Belgesel Önerisi: The Imposter (2012)

Gerçek olaylardan esinlenmiş, şok edici ve sizi bolca düşünmeye iten bir belgesel film.

1994 yılında Amerika'nın Teksas eyaletinde 13 yaşında bir çocuk olan Nicholas Barclay kaybolmuş ve polise kayıp ihbarı yapılmış. Büyük kanallar tarafından çok fazla haberi yapılmasa da kısa bir süre yerel medyada çocuğun kayıp haberi ve fotoğrafları yayınlanmış. Sarışın, mavi gözlü ve hayat dolu olan çocuğun kaybolması ailesini yasa boğmuş ve aile tüm ümitlerini bir süre sonra yitirmiş.

Fakat çocuğun kaybolmasından tam 3 yıl 4 ay kadar sonra İspanya'nın Linares kentinde polis bir turistten, 14, 15 yaşlarında yalnız başına bir telefon kulübesinde korkmuş ve üşümüş bir çocuğun bulunduğunun ihbarını almış. Olay yerine giden polis, çocuğun ürkek tavırlarından ve üzerinde hiçbir kimlik bulunmadığından polis merkezine götürüp, ailesini bulmak için işe koyulmuş.

Çocuktan herhangi bir bilgi alamayan polis mecburen bu kimsesizi, çocukların bulunduğu bir bakımevine yollamış. Oraya yollandığı gibi çocuğun dili biraz çözülmeye başlamış. Başta adını söylemese de Amerikalı olduğunu ve kayıp olduğunu söylemiş. Sonunda çocuk kim olduğunu söylemiş.

'İsmim Nicholas Barclay, Teksaslıyım.'

Fakat ortada büyük bir soru işareti var. Kaybolan çocuk sarı saçlı, mavi gözlü ve beyaz tenliyken. Bulunan çocuk esmer, siyah saçlı ve kahverengi gözlüdür.

Ama işlerin karıştığı tek yer bu değil. İspanya'ya kayıp kardeşini almaya gelen Nicholas'ın ablası, çocuğun Nicholas olduğunu teyit eder ve onu Teksas'taki evlerine götürür.

Buraya kadar fazla bilgi verdiğimi düşünüyorsanız, yanıldığınızı söyleyebilirim. Çünkü film öyle yerlere gidiyor, sizi öyle bir şaşırtıyor ki emin olun film bittikten sonra kendinizi koltuğunuza gömülmüş, gerçekte neler oldu acaba diye düşünürken bulacaksınız.

Film sizi başından sonuna kadar muhteşem olan kurgusu ile tamamen içine çekecek. Hikâye anlatımının üst düzey oluşu, olaylar arasında yaptığı geçişler sizleri tatmin edecek.
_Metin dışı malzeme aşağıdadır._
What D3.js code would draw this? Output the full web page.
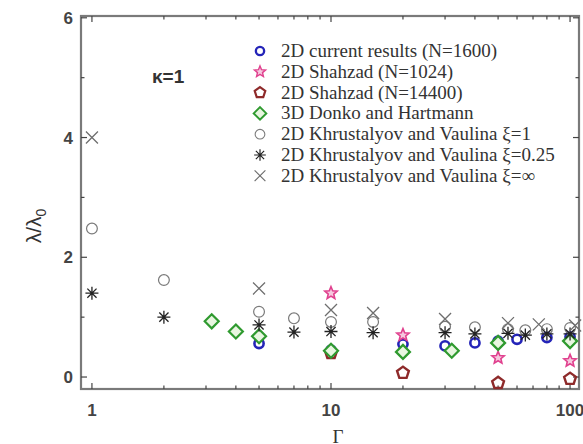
<!DOCTYPE html>
<html>
<head>
<meta charset="utf-8" />
<title>lambda vs Gamma</title>
<script src="https://cdnjs.cloudflare.com/ajax/libs/d3/7.8.5/d3.min.js"></script>
<style>
  body { margin: 0; background: #fff; }
  svg text { font-family: Arial, "Liberation Sans", sans-serif; }
  .legend text { font-family: "Liberation Serif", "Times New Roman", serif; }
</style>
</head>
<body>
<div id="chart"></div>
<script>
// data: [Gamma, lambda/lambda0]
var current1600 = [[5, 0.56], [10, 0.45], [20, 0.55], [30, 0.52], [40, 0.57], [50, 0.6], [60, 0.63], [80, 0.66], [100, 0.67]];
var shahzad1024 = [[10, 1.4], [20, 0.7], [50, 0.32], [100, 0.27]];
var shahzad14400 = [[10, 0.4], [20, 0.07], [50, -0.1], [100, -0.03]];
var donko = [[3.17, 0.93], [4, 0.76], [5, 0.68], [10, 0.44], [20, 0.42], [32, 0.44], [50, 0.57], [100, 0.6]];
var khXi1 = [[1, 2.48], [2, 1.62], [5, 1.09], [7, 0.98], [10, 0.92], [15, 0.92], [30, 0.84], [40, 0.83], [55, 0.8], [65, 0.78], [80, 0.8], [100, 0.82]];
var khXi025 = [[1, 1.4], [2, 1.0], [5, 0.87], [7, 0.75], [10, 0.76], [15, 0.74], [30, 0.74], [40, 0.72], [55, 0.73], [65, 0.7], [80, 0.72], [100, 0.72]];
var khXiInf = [[1, 4.0], [5, 1.48], [10, 1.12], [15, 1.07], [30, 0.97], [55, 0.9], [74, 0.88], [105, 0.86]];

var seriesNames = [
  "2D current results (N=1600)",
  "2D Shahzad (N=1024)",
  "2D Shahzad (N=14400)",
  "3D Donko and Hartmann",
  "2D Khrustalyov and Vaulina \u03be=1",
  "2D Khrustalyov and Vaulina \u03be=0.25",
  "2D Khrustalyov and Vaulina \u03be=\u221e"
];
var xTicks = [1, 10, 100];
var yTicks = [0, 2, 4, 6];

var W = 583, H = 444;
var pLeft = 81, pRight = 579, pTop = 16, pBottom = 389;

var x = d3.scaleLog().domain([0.9, 109]).range([pLeft, pRight]);
var y = d3.scaleLinear().domain([-0.2, 6.03]).range([pBottom, pTop]);

var svg = d3.select("#chart").append("svg")
    .attr("width", W)
    .attr("height", H);

// custom symbol shapes
function polyPath(pts) {
  return "M" + pts.map(function(p) { return p[0].toFixed(2) + "," + p[1].toFixed(2); }).join("L") + "Z";
}
function pentagon(r) {
  var pts = [];
  for (var i = 0; i < 5; i++) {
    var a = -Math.PI / 2 + i * 2 * Math.PI / 5;
    pts.push([r * Math.cos(a), r * Math.sin(a)]);
  }
  return polyPath(pts);
}
function star(r) {
  var pts = [];
  for (var i = 0; i < 10; i++) {
    var a = -Math.PI / 2 + i * Math.PI / 5;
    var rr = i % 2 == 0 ? r : r * 0.45;
    pts.push([rr * Math.cos(a), rr * Math.sin(a)]);
  }
  return polyPath(pts);
}
function diamond(r) {
  return polyPath([[0, -r], [r, 0], [0, r], [-r, 0]]);
}
function asterisk(r) {
  var d = "";
  for (var i = 0; i < 4; i++) {
    var a = i * Math.PI / 4;
    d += "M" + (r * Math.cos(a)).toFixed(2) + "," + (r * Math.sin(a)).toFixed(2) +
         "L" + (-r * Math.cos(a)).toFixed(2) + "," + (-r * Math.sin(a)).toFixed(2);
  }
  return d;
}
function cross(r) {
  return "M" + -r + "," + -r + "L" + r + "," + r + "M" + r + "," + -r + "L" + -r + "," + r;
}
function circle(r) {
  return "M" + r + ",0A" + r + "," + r + " 0 1,1 " + -r + ",0A" + r + "," + r + " 0 1,1 " + r + ",0Z";
}

var styles = [
  { path: circle(4.6), stroke: "#2424b8", fill: "none", sw: 2.6 },
  { path: star(6.5), stroke: "#e0408e", fill: "#f6c8de", sw: 1.6 },
  { path: pentagon(6.2), stroke: "#8e2a2a", fill: "none", sw: 2.4 },
  { path: diamond(7), stroke: "#2f9a2f", fill: "#e8f6e0", sw: 2.2 },
  { path: circle(5.4), stroke: "#7a7a7a", fill: "none", sw: 1.2 },
  { path: asterisk(6.5), stroke: "#222", fill: "none", sw: 1.3 },
  { path: cross(6), stroke: "#6e6e6e", fill: "none", sw: 1.3 }
];
var allSeries = [current1600, shahzad1024, shahzad14400, donko, khXi1, khXi025, khXiInf];

// frame
svg.append("rect")
    .attr("x", pLeft).attr("y", pTop)
    .attr("width", pRight - pLeft).attr("height", pBottom - pTop)
    .style("fill", "none").style("stroke", "#7a7a7a").style("stroke-width", 2.2);

// x ticks (inward, bottom and top)
var xMinor = [];
[1, 10, 100].forEach(function(dec) {
  for (var k = 2; k <= 9; k++) if (dec * k < 109) xMinor.push(dec * k);
});
var tickG = svg.append("g").style("stroke", "#444").style("stroke-width", 1.2);
xTicks.forEach(function(t) {
  tickG.append("line").attr("x1", x(t)).attr("x2", x(t)).attr("y1", pBottom).attr("y2", pBottom - 6);
  tickG.append("line").attr("x1", x(t)).attr("x2", x(t)).attr("y1", pTop).attr("y2", pTop + 6);
});
xMinor.forEach(function(t) {
  tickG.append("line").attr("x1", x(t)).attr("x2", x(t)).attr("y1", pBottom).attr("y2", pBottom - 3.5);
  tickG.append("line").attr("x1", x(t)).attr("x2", x(t)).attr("y1", pTop).attr("y2", pTop + 3.5);
});
// y ticks (inward, left and right)
var yMinor = [1, 3, 5];
yTicks.forEach(function(t) {
  tickG.append("line").attr("x1", pLeft).attr("x2", pLeft + 6).attr("y1", y(t)).attr("y2", y(t));
  tickG.append("line").attr("x1", pRight).attr("x2", pRight - 6).attr("y1", y(t)).attr("y2", y(t));
});
yMinor.forEach(function(t) {
  tickG.append("line").attr("x1", pLeft).attr("x2", pLeft + 3.5).attr("y1", y(t)).attr("y2", y(t));
  tickG.append("line").attr("x1", pRight).attr("x2", pRight - 3.5).attr("y1", y(t)).attr("y2", y(t));
});

// tick labels
svg.selectAll(".xlab")
    .data(xTicks)
    .enter().append("text")
    .attr("class", "xlab")
    .attr("x", function(d) { return x(d); })
    .attr("y", 416)
    .style("text-anchor", "middle")
    .style("font-size", "17px")
    .style("font-weight", "bold")
    .style("fill", "#444")
    .text(function(d) { return d; });

svg.selectAll(".ylab")
    .data(yTicks)
    .enter().append("text")
    .attr("class", "ylab")
    .attr("x", pLeft - 8)
    .attr("y", function(d) { return y(d) + 6; })
    .style("text-anchor", "end")
    .style("font-size", "17px")
    .style("font-weight", "bold")
    .style("fill", "#444")
    .text(function(d) { return d; });

// axis titles
svg.append("text")
    .attr("x", 338)
    .attr("y", 443)
    .style("text-anchor", "middle")
    .style("font-size", "19px")
    .style("font-family", "'Liberation Serif', serif")
    .style("fill", "#333")
    .text("\u0393");

var yt = svg.append("text")
    .attr("transform", "translate(41,226) rotate(-90)")
    .style("text-anchor", "middle")
    .style("font-size", "21px")
    .style("fill", "#333");
yt.append("tspan").text("\u03bb/\u03bb");
yt.append("tspan").attr("dy", 5).style("font-size", "14px").text("0");

svg.append("text")
    .attr("x", 152)
    .attr("y", 83)
    .style("font-size", "19px")
    .style("font-weight", "bold")
    .style("fill", "#333")
    .text("\u03ba=1");

// data points
var plot = svg.append("g");
allSeries.forEach(function(data, i) {
  var st = styles[i];
  plot.selectAll(".s" + i)
      .data(data)
      .enter().append("path")
      .attr("class", "s" + i)
      .attr("d", st.path)
      .attr("transform", function(d) { return "translate(" + x(d[0]) + "," + y(d[1]) + ")"; })
      .style("fill", st.fill)
      .style("stroke", st.stroke)
      .style("stroke-width", st.sw);
});

// legend
var legend = svg.append("g").attr("class", "legend");
var rows = legend.selectAll(".row")
    .data(seriesNames)
    .enter().append("g")
    .attr("class", "row")
    .attr("transform", function(d, i) { return "translate(260," + (51 + i * 20.8) + ")"; });
rows.append("path")
    .attr("d", function(d, i) { return styles[i].path; })
    .attr("transform", "scale(0.9)")
    .style("fill", function(d, i) { return styles[i].fill; })
    .style("stroke", function(d, i) { return styles[i].stroke; })
    .style("stroke-width", function(d, i) { return styles[i].sw; });
rows.append("text")
    .attr("x", 21)
    .attr("y", 6)
    .style("font-size", "19px")
    .style("fill", "#333")
    .text(function(d) { return d; });
</script>
</body>
</html>
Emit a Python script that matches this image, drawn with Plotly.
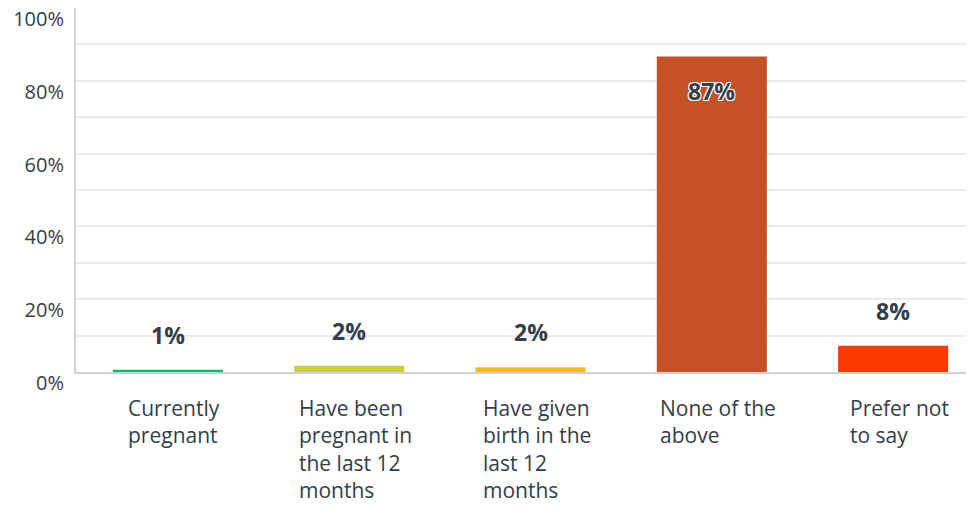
import plotly.graph_objects as go

categories = ["Currently pregnant", "Have been pregnant in the last 12 months",
              "Have given birth in the last 12 months", "None of the above", "Prefer not to say"]
category_lines = ["Currently<br>pregnant", "Have been<br>pregnant in<br>the last 12<br>months",
                  "Have given<br>birth in the<br>last 12<br>months", "None of the<br>above", "Prefer not<br>to say"]
values = [0.6, 1.7, 1.3, 86.7, 7.2]
labels = ["1%", "2%", "2%", "87%", "8%"]
colors = ["#00bf6f", "#cbd32e", "#f9be00", "#c65127", "#ff3a00"]
y_ticks = [0, 20, 40, 60, 80, 100]
y_tick_text = ["0%", "20%", "40%", "60%", "80%", "100%"]

FONT = "Open Sans"
TXT = "#333e48"

fig = go.Figure(go.Bar(x=categories, y=values, width=0.607,
                       marker=dict(color=colors, line=dict(width=0)), hoverinfo="skip"))

for c, v, t in zip(categories, values, labels):
    inside = v > 50
    fig.add_annotation(x=c, y=v, xref="x", yref="y", text="<b>" + t + "</b>", showarrow=False,
                       yanchor="middle", yshift=-35 if inside else 35,
                       font=dict(family=FONT, size=23, color=TXT,
                                 shadow="-1px -1px 0 #fff, 1px -1px 0 #fff, -1px 1px 0 #fff, 1px 1px 0 #fff" if inside else "none"))

for c, t in zip(categories, category_lines):
    fig.add_annotation(x=c, y=0, xref="x", yref="paper", text=t, showarrow=False,
                       xanchor="center", yanchor="top", yshift=-20, xshift=6, align="left",
                       font=dict(family=FONT, size=21, color=TXT))

fig.update_layout(
    width=966, height=502,
    margin=dict(l=68, r=0, t=0, b=138, autoexpand=False),
    paper_bgcolor="white", plot_bgcolor="white",
    showlegend=False,
    font=dict(family=FONT, size=20, color=TXT),
    xaxis=dict(showticklabels=False, showgrid=False, zeroline=False, showline=True,
               linecolor="#d0d0d0", linewidth=2, ticks="", automargin=False,
               range=[-0.507, 4.446]),
    yaxis=dict(range=[0, 100], tickvals=y_ticks, ticktext=y_tick_text, showgrid=True,
               gridcolor="#ebebeb", gridwidth=2, zeroline=False, showline=True,
               linecolor="#d0d0d0", linewidth=2, ticks="", ticklabelshift=11,
               ticklabelstandoff=6, automargin=False, ticklabeloverflow="allow",
               minor=dict(tickvals=[10, 30, 50, 70, 90], showgrid=True, gridcolor="#ebebeb", gridwidth=2),
               tickfont=dict(family=FONT, size=20, color=TXT)),
)

fig.write_html("out.html")
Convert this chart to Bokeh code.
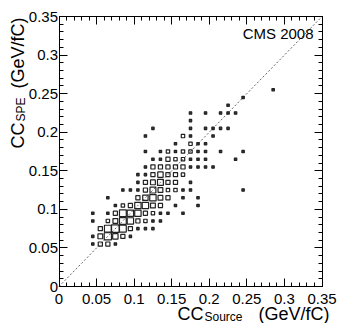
import math
from bokeh.plotting import figure
from bokeh.models import (Range1d, FixedTicker, LinearAxis, CustomJSTickFormatter, Label)
from bokeh.embed import file_html
from bokeh.resources import INLINE

# ---- data: 2D histogram bins (bin centres) and estimated counts ----
bin_x = [
    0.285,
    0.245,
    0.225,
    0.175, 0.195, 0.215, 0.225, 0.235,
    0.175,
    0.125, 0.175, 0.195, 0.205, 0.215, 0.225,
    0.115, 0.165, 0.175, 0.205,
    0.155, 0.175, 0.185, 0.195,
    0.115, 0.135, 0.145, 0.155, 0.165, 0.175, 0.185, 0.195, 0.215, 0.245,
    0.125, 0.135, 0.145, 0.155, 0.165, 0.175, 0.185, 0.195, 0.235,
    0.115, 0.125, 0.135, 0.145, 0.155, 0.165, 0.175, 0.185, 0.195, 0.205,
    0.105, 0.115, 0.125, 0.135, 0.145, 0.155, 0.165,
    0.105, 0.115, 0.125, 0.135, 0.145, 0.155, 0.175,
    0.085, 0.095, 0.105, 0.115, 0.125, 0.135, 0.145, 0.155, 0.165, 0.175, 0.245,
    0.065, 0.105, 0.115, 0.125, 0.135, 0.145, 0.165, 0.185,
    0.075, 0.085, 0.095, 0.105, 0.115, 0.125, 0.135, 0.155, 0.185,
    0.045, 0.065, 0.075, 0.085, 0.095, 0.105, 0.115, 0.125, 0.135, 0.145, 0.165,
    0.045, 0.065, 0.075, 0.085, 0.095, 0.105, 0.115, 0.125, 0.135,
    0.055, 0.065, 0.075, 0.085, 0.095, 0.105, 0.115, 0.125,
    0.045, 0.055, 0.065, 0.075, 0.085, 0.095,
    0.045, 0.055, 0.065, 0.075,
]
bin_y = (
    [0.255] * 1 + [0.245] * 1 + [0.235] * 1 + [0.225] * 5 + [0.215] * 1 +
    [0.205] * 6 + [0.195] * 4 + [0.185] * 4 + [0.175] * 10 + [0.165] * 9 +
    [0.155] * 10 + [0.145] * 7 + [0.135] * 7 + [0.125] * 11 + [0.115] * 8 +
    [0.105] * 9 + [0.095] * 11 + [0.085] * 9 + [0.075] * 8 + [0.065] * 6 +
    [0.055] * 4
)
counts = [
    1,
    1,
    1,
    1, 1, 1, 1, 1,
    1,
    1, 1, 1, 1, 1, 1,
    1, 2, 1, 1,
    1, 2, 1, 1,
    1, 1, 2, 1, 2, 2, 1, 1, 1, 1,
    1, 1, 3, 2, 2, 1, 1, 1, 1,
    1, 3, 3, 3, 3, 3, 1, 1, 1, 1,
    1, 1, 3, 5, 3, 3, 2,
    1, 3, 4, 6, 3, 3, 1,
    1, 1, 1, 3, 6, 4, 2, 2, 1, 1, 1,
    1, 3, 5, 7, 4, 3, 1, 1,
    1, 2, 3, 7, 7, 4, 3, 1, 1,
    1, 1, 3, 8, 7, 7, 3, 2, 1, 1, 1,
    1, 2, 4, 8, 7, 3, 2, 1, 1,
    3, 8, 10, 8, 3, 1, 1, 1,
    1, 4, 9, 5, 3, 1,
    1, 3, 3, 1,
]
diag_x = [0.0, 0.35]
diag_y = [0.0, 0.35]
AX_MIN, AX_MAX = 0.0, 0.35
tick_vals = [0.0, 0.05, 0.10, 0.15, 0.20, 0.25, 0.30, 0.35]
minor_vals = [round(i * 0.01, 2) for i in range(36)]

# ---- layout (canvas px): the data box sits at these pixel edges ----
W, H = 337, 323
XL, XR, YT, YB = 58.5, 321.5, 16.0, 286.0
ppx = (XR - XL) / (AX_MAX - AX_MIN)
ppy = (YB - YT) / (AX_MAX - AX_MIN)
x_rng = Range1d(AX_MIN - XL / ppx, AX_MIN + (W - XL) / ppx)
y_rng = Range1d(AX_MIN - (H - YB) / ppy, AX_MIN + YB / ppy)

max_c = max(counts)
box_px = [7.6 * (c / max_c) ** 0.5 for c in counts]
box_fill = [0.9 if s < 3.0 else 0.0 for s in box_px]

p = figure(width=W, height=H, x_range=x_rng, y_range=y_rng,
           output_backend="svg", toolbar_location=None,
           min_border_left=0, min_border_right=0,
           min_border_top=0, min_border_bottom=0,
           x_axis_location=None, y_axis_location=None)
p.background_fill_color = "white"
p.border_fill_color = "white"
p.outline_line_color = None
p.xgrid.visible = False
p.ygrid.visible = False

FONT = "Liberation Sans"
fmt = CustomJSTickFormatter(code="return tick.toFixed(2).replace(/0+$/,'').replace(/\\.$/,'');")

def make_axis(loc, show_labels, standoff):
    ax = LinearAxis(ticker=FixedTicker(ticks=tick_vals, minor_ticks=minor_vals),
                    formatter=fmt, fixed_location=loc, bounds=(AX_MIN, AX_MAX))
    ax.major_tick_in = 8
    ax.major_tick_out = 0
    ax.minor_tick_in = 4
    ax.minor_tick_out = 0
    ax.axis_line_color = "black"
    ax.axis_line_width = 1
    ax.major_tick_line_color = "black"
    ax.minor_tick_line_color = "black"
    if show_labels:
        ax.major_label_text_font = FONT
        ax.major_label_text_font_size = "15px"
        ax.major_label_text_color = "black"
        ax.major_label_standoff = standoff
    else:
        ax.major_label_text_font_size = "1px"
        ax.major_label_text_color = None
        ax.major_label_standoff = 0
    return ax

p.add_layout(make_axis(AX_MIN, True, 7), "below")
p.add_layout(make_axis(AX_MIN, True, 1), "left")
p.add_layout(make_axis(AX_MAX, False, 0), "above")
p.add_layout(make_axis(AX_MAX, False, 0), "right")

p.line(diag_x, diag_y, line_color="#666666", line_dash="2 2", line_width=1)
p.rect(x=bin_x, y=bin_y, width=box_px, height=box_px,
       width_units="screen", height_units="screen",
       fill_color="#222222", fill_alpha=box_fill,
       line_color="#222222", line_width=1.2)

def add_label(text, cx, cy, size, angle=0.0, align="left", baseline="alphabetic"):
    p.add_layout(Label(x=cx, y=cy, x_units="canvas", y_units="canvas", text=text, angle=angle,
                       text_font=FONT, text_font_size=size, text_color="black",
                       text_align=align, text_baseline=baseline))

# x-axis title
add_label("CC", 177, 313, "18px")
add_label("Source", 204, 316, "12px")
add_label("(GeV/fC)", 258, 313, "18px")
# y-axis title (rotated)
add_label("CC", 17, 148, "18px", angle=math.pi / 2)
add_label("SPE", 20, 121, "12px", angle=math.pi / 2)
add_label("(GeV/fC)", 17, 88, "18px", angle=math.pi / 2)
# experiment tag
add_label("CMS 2008", 313, 33, "15px", align="right", baseline="middle")

open("out.html", "w").write(file_html(p, INLINE))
Hatta kurmaca türünde bir film izliyor hissi yaşayabilirsiniz. Kolay kolay bir filmi böyle heyecanla övmem ama yönetmen Bart Layton ve ekibinin harika bir iş çıkardığını gönül rahatlığı ile söyleyebilirim.

Olayın gerçek aktörleriyle yapılan röportajlar, canlandırmalar ve başarılı müzik kullanımı ile sanki biri aklınızla alay ediyor hissi yaratıyor ve sizi 'Gerçekte ne oldu?' diye düşünmeye itiyor.

Kişisel olarak belgesel filmlerindeki canlandırma olayının taraftarı olmasam da bu filmde canlandırma, öyle yaratıcı bir şekilde kullanılmış ki hiç göze batmıyor. Aksine gerilime gerilim katıp, sizi daha çok olay örgüsüne bağlıyor.

Film, dolandırıcı ve kimlik hırsızı olan Fransız vatandaşı Frederic Bourdin'in biyografisi niteliğindedir. Ülkemizde 'Hayat Avcısı' adıyla festivallerde boy gösteren film, Dünya'nın birçok prestijli festivallerinden ödülleri toplamış.

Küçük bir tavsiye. Filmi bir yakınınızla izleyin. Çünkü film bittikten sonra kendinizi olayları tartışırken bulacaksınız.